6. restricted usage, not realistic
1. single cache -> multiple cache
2. t*d*w - \integral(t*d*w) formula vs. t*d*w formula (Ying brings
up a discussion of why
Ti are constant)
3. How t_now is determined affects the decisions...
Jeong's Comments
The Speculations that I got while reading the paper include:
1. While the goal of the paper is to minimize the (weighted) time-averaged divergence between the sources and cached copies, the MACRO GOAL in data caching (replication) is to reduce the latency to access data from remote sources. How to seamlessly bridge these two metrics which look isolated in the paper? I agree that the paper didn't explicitly mention the access delay and actually there was no notion of it. However, if we know empirically or by some analysis the tolerance level of the object-cache divergence (e.g, as for human vision, upto 10% of image diverence is tolerable) , we will be able to identify untolerable stale copies. Moreover, in some cases, we may have to ignore the meaningless stale copies and wait for the next refresh messages flowing from the sources. Here comes the magic of access latency as the clients would not be serviced during the waiting times! In fact, I sense that keeping such stale copies also results in space overhead. Basically, I am not arguing that my idea is correct or productive. I just want to hear your opinions if any.
2. The plausibility of the refresh priority function is solely dependent on the validity of the idea which regards the time-averaged divergence as the most important analysis metric (Note that the refresh priority function is gracefully derived from the time-averaged divergence metric using Lagrange Multiplier. Personally, it looked very beautiful!). However, is the averaged divergence a valid metric? What do you think?

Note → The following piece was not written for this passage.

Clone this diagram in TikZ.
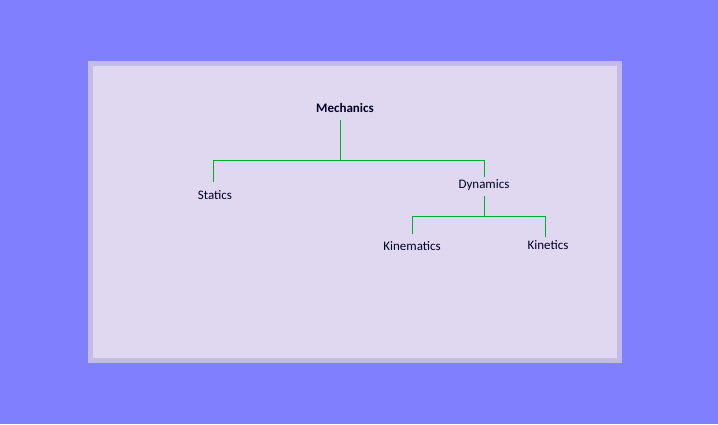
\documentclass[tikz,border=0pt]{standalone}
\usepackage{fontspec}
\setmainfont{Carlito}
\begin{document}
\begin{tikzpicture}[x=1pt,y=-1pt,
  lbl/.style={inner sep=0pt,font=\fontsize{13}{15}\selectfont,text=black!85!blue},
  conn/.style={draw=green!60!black!80!cyan,line width=1pt}]
\fill[fill={rgb,255:red,128;green,128;blue,255}] (0,0) rectangle (718,424);
\useasboundingbox (0,0) rectangle (718,424);
\filldraw[fill={rgb,255:red,224;green,216;blue,240},draw={rgb,255:red,196;green,188;blue,232},line width=5pt] (90.5,63.5) rectangle (619.5,360.5);
\node[lbl,font=\fontsize{13}{15}\selectfont\bfseries] (mech) at (345,108) {Mechanics};
\node[lbl] (stat) at (215,195) {Statics};
\node[lbl] (dyn) at (484,185) {Dynamics};
\node[lbl] (kinem) at (412,246) {Kinematics};
\node[lbl] (kinet) at (548,245) {Kinetics};
\coordinate (m0) at (340,120); \coordinate (m1) at (340,160);
\coordinate (s0) at (213,160); \coordinate (s1) at (213,182);
\coordinate (d0) at (484,160); \coordinate (d1) at (484,177);
\coordinate (e0) at (484,196); \coordinate (e1) at (484,216);
\coordinate (k0) at (412,216); \coordinate (k1) at (412,234);
\coordinate (t0) at (545,216); \coordinate (t1) at (545,237);
\draw[conn] (m0) -- (m1);
\draw[conn] (s1) -- (s0) -- (d0) -- (d1);
\draw[conn] (e0) -- (e1);
\draw[conn] (k1) -- (k0) -- (t0) -- (t1);
\end{tikzpicture}
\end{document}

3. The entire structure of the model introduced in the paper assumes a single cache pool which stores all the copies from all the sources. I.e., a source object has its own single cached copy, so update propagation is easy. However, for many reasons (performance, load balancing, robustness (single point of failure), physical and geographical differences), a source object may have to have many corresponding cached copies. If we assume multile cached copies, we need to have a sort of highly-scalable multicast communication mechanism and at a time, a source may have different types (negative or positive) of feedbacks from different copies, which looks very confusing - if we favored only the postive feedbacks, the caches issued negative feedbacks will have seious problems. However, if we regard only the negative messages, the idle caches will become more idle. .........
4. Practically, can the cache pool really avoid the situation where at first it sends positive feedbacks excessively as it thinks it has surplus bandwidth and then the network is congested by the resulting update propagation messages from the sources. Note that each source doesn't have a global view, only the cache pool has. I am not sure if it's a big deal though :).
5. 1) how to manage bandwidth usage when objects have non-uniform refresh cost, 2) partial refreshing, 3) group refreshing, etc. as mentioned in the paper.
%% If there's a guy you want to know something about the Lagrange Multiplier technique, refer to the web site http://mathworld.wolfram.com/LagrangeMultiplier.html, or may contact me.
Nesime's Comments:
1. The approach is not specific to a divergence
metric, but
can employ any metric with D=0 when the copies
are consistent
and monotonically increasing in time after that.
2. It can also employ factors other than importance
and priority into the
weight function if needed.
3. There is adaptivity against fluctuations in
bandwidth and refresh rates using
a feedback mechanism between cache and source
4. With source cooperation, more effective decisions
can be made on which
refreshes are more important to make and bandwidth
is better utilized also
at the source side.
5. It approximates a global priority scheme by
local adjustments of thresholds
at sources coordinated by the central cache -
avoids the expensive calculation
of the global optimal threshold and extra communication
needed for that
Experimentation Methodology:
1. Setting the parameters
2. Show that the approach is effective within
itself using synthetic data
by comparing against ideal scenario
under different metrics
3. Show that it is effective also with real-life
data by repeating 2 with real-data
4. Show that source cooperation approach is effective
by
comparing against an approach without
source cooperation